Vanna measures the change in delta for any change in implied volatility. Since the options that are most affected by implied volatility changes are out-of-the-money options, these are also the options that are most affected by Vanna. Sometimes during a wild spike in the VIX, markets see volatility skew rise and that is implied volatility rising in out-of-the-money options. When this happens the market is pricing in larger expected moves in the underlying market. This is when a 5 delta option can quickly turn into a 15 delta option and start to grow teeth. This is essentially Vanna exposure. As implied volatility rises sharply, the delta of the out-of-the-money options increase as well. 

Part of what caused the GME short squeeze in early 2021 was a Vanna effect where implied volatility rose so high beyond what anyone could have imagined it forced the normally cheap 5 delta or less options to have much higher delta’s and basically strike prices 200% higher were being priced like they were much closer to the stock price than they actually were. This is what ignited the gamma squeezes in meme stocks as this explosion in implied volatility or vanna risk made it almost impossible for market makers to price what true risk was.

For the majority of traders Vanna really doesn’t matter, and is worth ignoring if all you trade are risk defined spreads or verticals. Vanna is much more important for market makers and big firms that need to quantify their risks on many levels as volatility changes in out-of-the-money options.

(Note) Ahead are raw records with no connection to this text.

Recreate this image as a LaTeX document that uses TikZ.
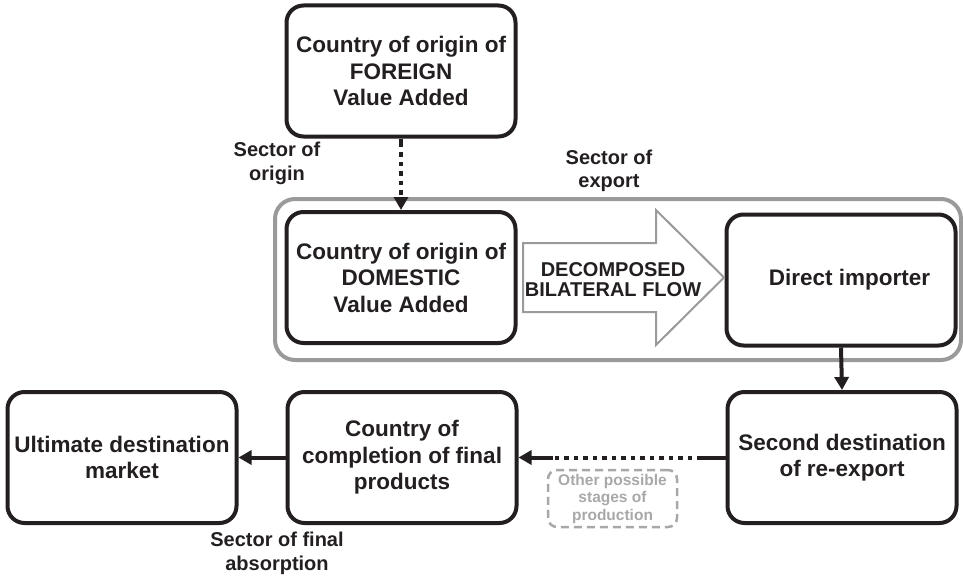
\documentclass[tikz,border=0pt]{standalone}
\usepackage{fontspec}
\setmainfont{Liberation Sans}
\usetikzlibrary{arrows.meta}
\definecolor{ink}{HTML}{231F20}
\definecolor{framegray}{HTML}{9A9A9A}
\definecolor{softgray}{HTML}{A8A8A8}
\newcommand\dfbox{\fontsize{22.5}{26.5}\selectfont\bfseries}
\newcommand\dflab{\fontsize{20}{23.5}\selectfont\bfseries}
\newcommand\dfflow{\fontsize{20}{19.5}\selectfont\bfseries}
\newcommand\dfsmall{\fontsize{15.5}{17.5}\selectfont\bfseries}
\begin{document}
\begin{tikzpicture}[x=1pt,y=-1pt,
  box/.style={draw=ink, line width=4pt, rounded corners=17pt, minimum width=229pt, minimum height=131pt, align=center, font=\dfbox, text=ink, inner sep=0pt},
  lab/.style={align=center, font=\dflab, text=ink, inner sep=0pt},
  conn/.style={draw=ink, line width=4pt},
  tipped/.style={-{Triangle[length=13pt,width=14pt]}},
  dotline/.style={dash pattern=on 4.5pt off 5pt, dash phase=4.5pt},
]
\useasboundingbox (0,0) rectangle (963,578);

% gray frame around the bilateral flow
\draw[framegray, line width=4pt, rounded corners=20pt] (275,199) rectangle (961,360);

% boxes
\node[box] (for) at (401,71) {Country of origin of\\FOREIGN\\Value Added};
\node[box] (dom) at (401,277.5) {Country of origin of\\DOMESTIC\\Value Added};
\node[box] (dir) at (841,280) {\hspace*{17pt}Direct importer};
\node[box] (sec) at (842,457.5) {Second destination\\of re-export};
\node[box] (comp) at (402,457.5) {Country of\\completion of final\\products};
\node[box] (ult) at (122,457.5) {Ultimate destination\\market};

% big decomposed-flow arrow
\draw[framegray, line width=2pt, line join=miter] (523,243) -- (656,243) -- (656,210) -- (724,277.5) -- (656,345) -- (656,312) -- (523,312) -- cycle;
\node[font=\dfflow, align=center, text=ink, inner sep=0pt] (flow) at (613,279.5) {DECOMPOSED\\BILATERAL FLOW};

% labels
\node[lab] (so) at (277,163.5) {Sector of\\origin};
\node[lab] (se) at (609,171) {Sector of\\export};
\node[lab] (sf) at (277,553.5) {Sector of final\\absorption};

% other stages box
\node[draw=softgray, line width=2.5pt, dash pattern=on 8pt off 5pt, rounded corners=9pt, minimum width=129pt, minimum height=57pt, font=\dfsmall, text=softgray, align=center, inner sep=0pt] (other) at (612.5,498.5) {Other possible\\stages of\\production};

% connectors
\coordinate (o1) at (401,147);
\draw[conn] (for.south) -- (o1);
\draw[conn, dotline, tipped] (o1) -- (dom.north);

\draw[conn, tipped] (dir.south) -- (sec.north);

\coordinate (h1) at (697,457.5);
\coordinate (h2) at (553,457.5);
\draw[conn] (sec.west) -- (h1);
\draw[conn, dotline] (h1) -- (h2);
\draw[conn, tipped] (h2) -- (comp.east);

\draw[conn, tipped] (comp.west) -- (ult.east);
\end{tikzpicture}
\end{document}
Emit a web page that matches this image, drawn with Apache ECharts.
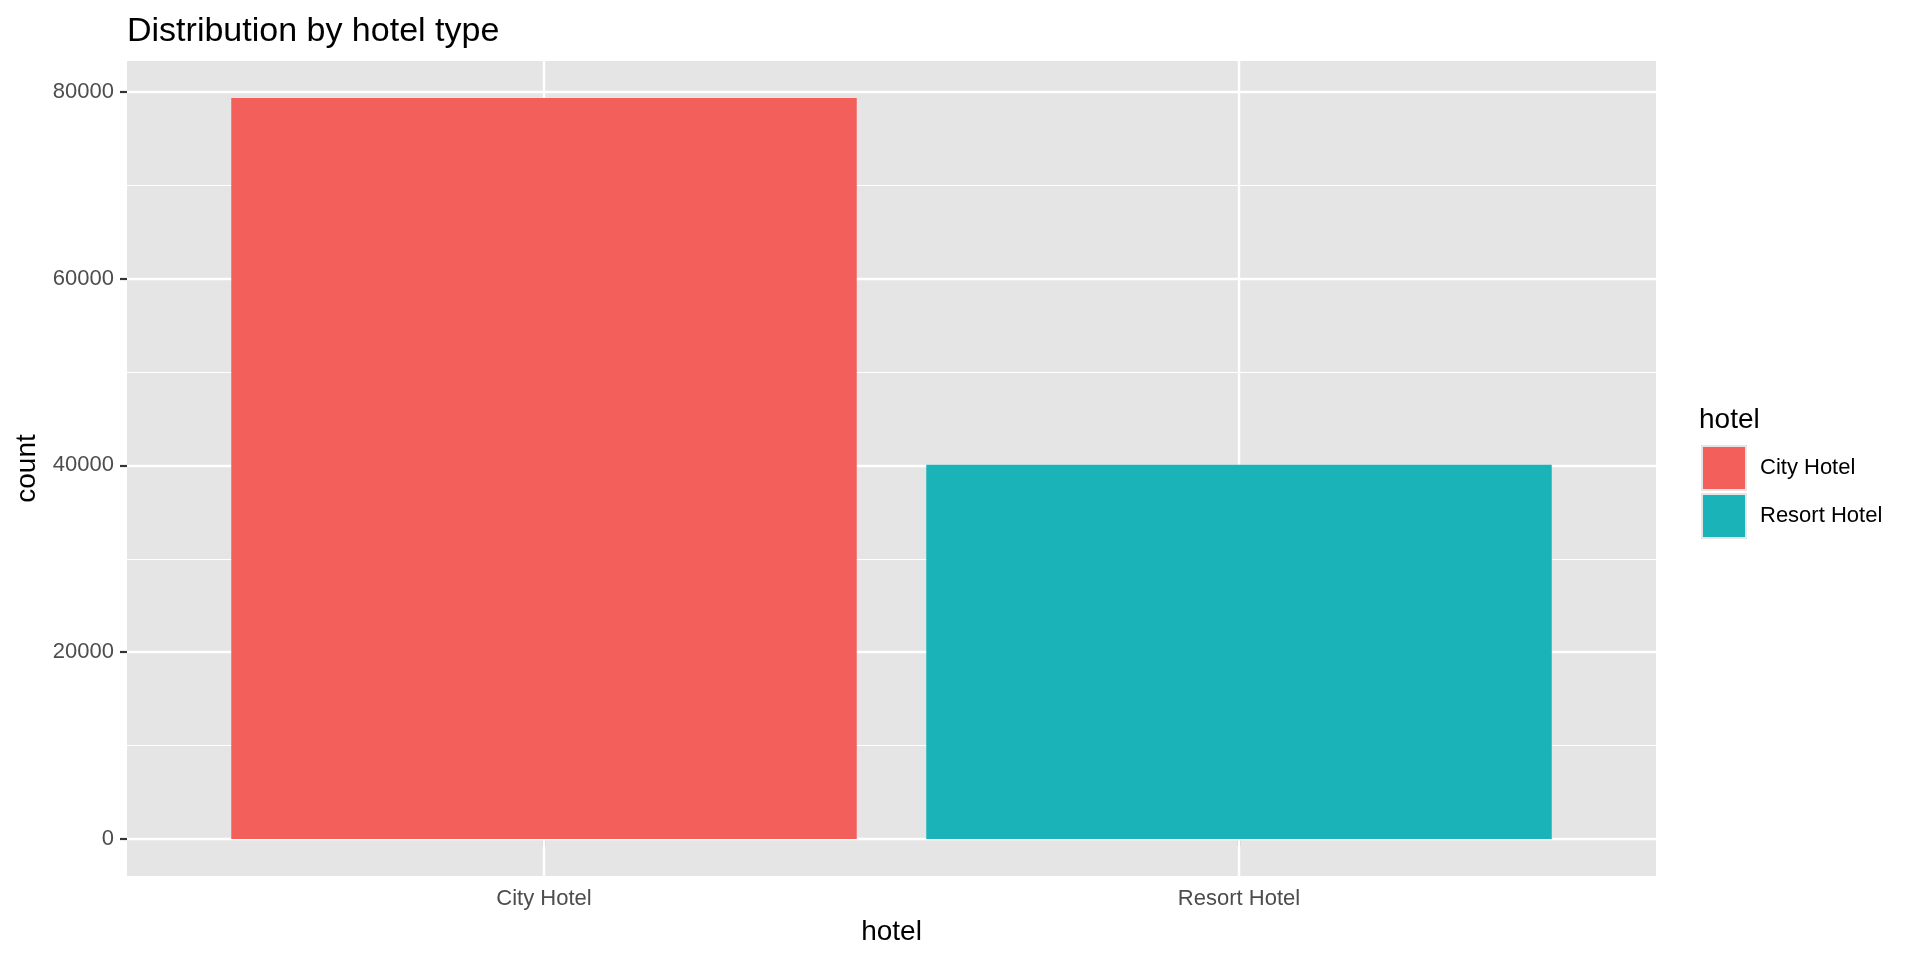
<!DOCTYPE html>
<html>
<head>
<meta charset="utf-8">
<script src="https://cdn.jsdelivr.net/npm/echarts@6/dist/echarts.min.js"></script>
<style>
html,body{margin:0;padding:0;background:#fff;}
#chart{width:1920px;height:960px;}
</style>
</head>
<body>
<div id="chart"></div>
<script>
const categories = ['City Hotel', 'Resort Hotel'];
const counts = [79330, 40060];
const colors = ['#F35F5B', '#1AB3B8'];
const majorTicks = [0, 20000, 40000, 60000, 80000];
const minorTicks = [10000, 30000, 50000, 70000];
const categoryPositions = [1, 2];

const FONT = '"Liberation Sans", Arial, Helvetica, sans-serif';
const gridLeft = 127, gridRight = 264, gridTop = 61, gridBottom = 84;
const plotWidth = 1920 - gridLeft - gridRight;
const xMin = 0.4, xMax = categories.length + 0.6;
const barPx = plotWidth / (xMax - xMin) * 0.9;

const maxVal = Math.max(...counts);
const yMin = -0.05 * maxVal, yMax = maxVal * 1.05;

const chart = echarts.init(document.getElementById('chart'), null, {renderer: 'canvas'});

const series = categories.map((name, i) => ({
  name: name,
  type: 'bar',
  data: [[categoryPositions[i], counts[i]]],
  barWidth: barPx,
  barGap: '-100%',
  itemStyle: {color: colors[i]},
  z: 3,
  silent: true
}));

series.push({
  name: '__grid',
  type: 'line',
  data: [],
  silent: true,
  markLine: {
    silent: true,
    symbol: 'none',
    z: 1,
    label: {show: false},
    lineStyle: {color: '#ffffff', type: 'solid', width: 1.2},
    data: minorTicks.map(v => ({yAxis: v}))
  }
});
series.push({
  name: '__grid2',
  type: 'line',
  data: [],
  silent: true,
  markLine: {
    silent: true,
    symbol: 'none',
    z: 1,
    label: {show: false},
    lineStyle: {color: '#ffffff', type: 'solid', width: 2.4},
    data: majorTicks.map(v => ({yAxis: v})).concat(categoryPositions.map(v => ({xAxis: v})))
  }
});

const option = {
  animation: false,
  backgroundColor: '#ffffff',
  title: [
    {
      text: 'Distribution by hotel type',
      left: 127, top: 15, padding: 0,
      textStyle: {fontFamily: FONT, fontSize: 34, fontWeight: 'normal', color: '#000'}
    },
    {
      text: 'hotel',
      left: 1699, top: 406, padding: 0,
      textStyle: {fontFamily: FONT, fontSize: 28, fontWeight: 'normal', color: '#000'}
    }
  ],
  legend: {
    data: categories.map(c => ({name: c, icon: 'rect'})),
    orient: 'vertical',
    left: 1701, top: 445, padding: 0,
    itemWidth: 44, itemHeight: 44, itemGap: 2,
    itemStyle: {borderColor: '#E5E5E5', borderWidth: 2},
    textStyle: {fontFamily: FONT, fontSize: 22, color: '#000', padding: [0, 0, 0, 9]},
    selectedMode: false
  },
  grid: {
    left: gridLeft, right: gridRight, top: gridTop, bottom: gridBottom,
    show: true, backgroundColor: '#E5E5E5', borderWidth: 0
  },
  xAxis: {
    type: 'value',
    min: xMin, max: xMax,
    name: 'hotel',
    nameLocation: 'middle',
    nameGap: 42,
    nameTextStyle: {fontFamily: FONT, fontSize: 28, color: '#000'},
    axisLine: {show: false},
    splitLine: {show: false},
    axisTick: {show: true, customValues: categoryPositions, length: 7, lineStyle: {color: '#333', width: 2.2}},
    axisLabel: {
      customValues: categoryPositions,
      margin: 12,
      fontFamily: FONT, fontSize: 22, color: '#4D4D4D',
      formatter: v => categories[Math.round(v) - 1] || ''
    }
  },
  yAxis: {
    type: 'value',
    min: yMin, max: yMax,
    name: 'count',
    nameLocation: 'middle',
    nameGap: 86,
    nameTextStyle: {fontFamily: FONT, fontSize: 28, color: '#000'},
    axisLine: {show: false},
    splitLine: {show: false},
    axisTick: {show: true, customValues: majorTicks, length: 7, lineStyle: {color: '#333', width: 2.2}},
    axisLabel: {
      customValues: majorTicks,
      margin: 13,
      fontFamily: FONT, fontSize: 22, color: '#4D4D4D',
      formatter: v => String(Math.round(v))
    }
  },
  series: series
};
chart.setOption(option);
</script>
</body>
</html>
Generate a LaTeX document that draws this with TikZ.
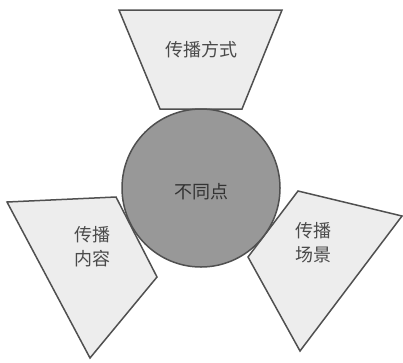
\documentclass[tikz,border=0pt]{standalone}
\usepackage{fontspec}
\newfontfamily\cjk{Noto Sans CJK SC}
\definecolor{edge}{HTML}{505050}
\definecolor{panel}{HTML}{EDEDED}
\definecolor{ball}{HTML}{989898}
\definecolor{ink}{HTML}{4A4A4A}
\definecolor{darkink}{HTML}{333333}
\tikzset{
  panelshape/.style={draw=edge, fill=panel, line width=1.5pt, line join=miter},
  label/.style={text=ink, font=\cjk\fontsize{18}{24}\selectfont, align=center, inner sep=0pt},
}
\begin{document}
\begin{tikzpicture}[x=1pt,y=-1pt]
\useasboundingbox (0,0) rectangle (403,362);
% top trapezoid
\draw[panelshape] (119,10) -- (282,10) -- (242,109) -- (160,109) -- cycle;
% left quad
\draw[panelshape] (7,202) -- (116,197) -- (157,277) -- (90,358) -- cycle;
% right quad
\draw[panelshape] (298,191) -- (402,216) -- (300,351) -- (248,257) -- cycle;
% circle
\node[circle, draw=edge, fill=ball, line width=1.5pt, minimum size=158pt, inner sep=0pt] (core) at (201,188) {};
\node[label] (mode) at (201,50) {传播方式};
\node[label] (content) at (92,247) {传播\\内容};
\node[label] (scene) at (313,243) {传播\\场景};
\node[label, text=darkink] (diff) at (201,192) {不同点};
\end{tikzpicture}
\end{document}
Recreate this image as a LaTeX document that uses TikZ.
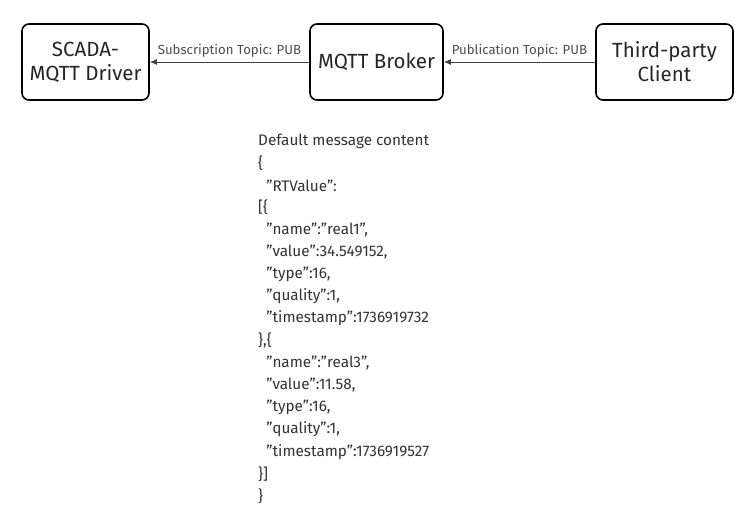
\documentclass[tikz,border=0pt]{standalone}
\usepackage{fontspec}
\setmainfont{Fira Sans}[Ligatures=ResetAll]
\usetikzlibrary{arrows.meta}
\newcommand\qq{\symbol{34}}
\begin{document}
\begin{tikzpicture}[x=1pt,y=-1pt,
 box/.style={draw,line width=1.6pt,rounded corners=7pt,align=center,font=\fontsize{20.5}{24}\selectfont\color{black!85}},
 lab/.style={font=\fontsize{13.2}{15}\selectfont,text=black!70,above},
 con/.style={-{Latex[length=7pt,width=6pt]},line width=1pt,black!75},
 body/.style={anchor=west,font=\fontsize{15.3}{17}\selectfont,text=black!80,inner sep=0pt}]
\useasboundingbox (0,0) rectangle (755,515);
\node[box,minimum width=127pt,minimum height=76pt] (scada) at (85.5,62) {SCADA-\\MQTT Driver};
\node[box,minimum width=133pt,minimum height=76pt] (broker) at (376.5,62) {MQTT Broker};
\node[box,minimum width=137pt,minimum height=76pt] (client) at (664.5,62) {Third-party\\Client};
\draw[con] (broker) -- node[lab,yshift=1pt]{Subscription Topic: PUB} (scada);
\draw[con] (client) -- node[lab,yshift=1pt]{Publication Topic: PUB} (broker);
\foreach \t [count=\i from 0] in {{Default message content},{\{},{\ \ \qq RTValue\qq:},{[\{},
 {\ \ \qq name\qq:\qq real1\qq,},{\ \ \qq value\qq:34.549152,},{\ \ \qq type\qq:16,},{\ \ \qq quality\qq:1,},{\ \ \qq timestamp\qq:1736919732},
 {\},\{},{\ \ \qq name\qq:\qq real3\qq,},{\ \ \qq value\qq:11.58,},{\ \ \qq type\qq:16,},{\ \ \qq quality\qq:1,},{\ \ \qq timestamp\qq:1736919527},{\}]},{\}}}
 \node[body] (l\i) at (258,141+22.2*\i) {\t};
\end{tikzpicture}
\end{document}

Vanna also is more of a factor the closer to expiration an option gets. Often in volatile markets like we have currently, a market wide short squeeze can begin as expiring options start to decrease their delta’s closer to zero as IV falls so dealers will be forced to close any related hedges they have on. Multiply this by billions of dollars of hedging requirements changing and you can see these sort of rallies that start out of nowhere close to large options expiration dates.



Vomma measures the rate of change of an option Vega for any given change in implied volatility. So this does not impact delta of an option much and thus is not really relevant for 99% of traders. Only the large professional options firms with constant Vega risk should be concerned with their Vomma exposure. For this reason it’s the least important Greek on this list but I still wanted to mention it to be aware. Similar to Vanna, the Vomma Greek is higher for out-of-the-money options. 



Charm is an interesting one as most have not heard much about it but it’s a constant in the world of options since it’s centered around theta decay or the passage of time. Charm measures the rate of change of delta for a given theta value. This is also called the “delta decay of an option”. Similar to Vanna it also affects out-of-the-money options more directly and shorter dated options the most. The closer to expiration an option gets the more it decays due to theta or time value passing. 

As a retail trader as long as you understand the theta decay you are exposed to then that’s good enough but charm is more important for dealers or market makers that constantly need to hedge their delta exposure. Dealers are always trying to stay delta neutral so when an option position changes its delta based on time passing, or charm, then they will need to act to adjust their risk. 

If you have ever watched an option you own decrease in value for each day that passes closer to expiration you might have also noticed the delta of that option decrease. That’s Charm. As an option’s life gets closer to expiring, the delta will decrease even if the price does not move.



  • Second Order Greeks are less important than first order Greeks but they are still important components that explain how options prices change over time.
  • Gamma is the rate of change of delta for a given move in the options price.
  • Vanna is the change in delta for any given change in implied volatility.
  • Vomma is the rate of change in an options vega for a change in implied volatility. 
  • Charm is the rate of change in options delta for a given change in theta, or time passing.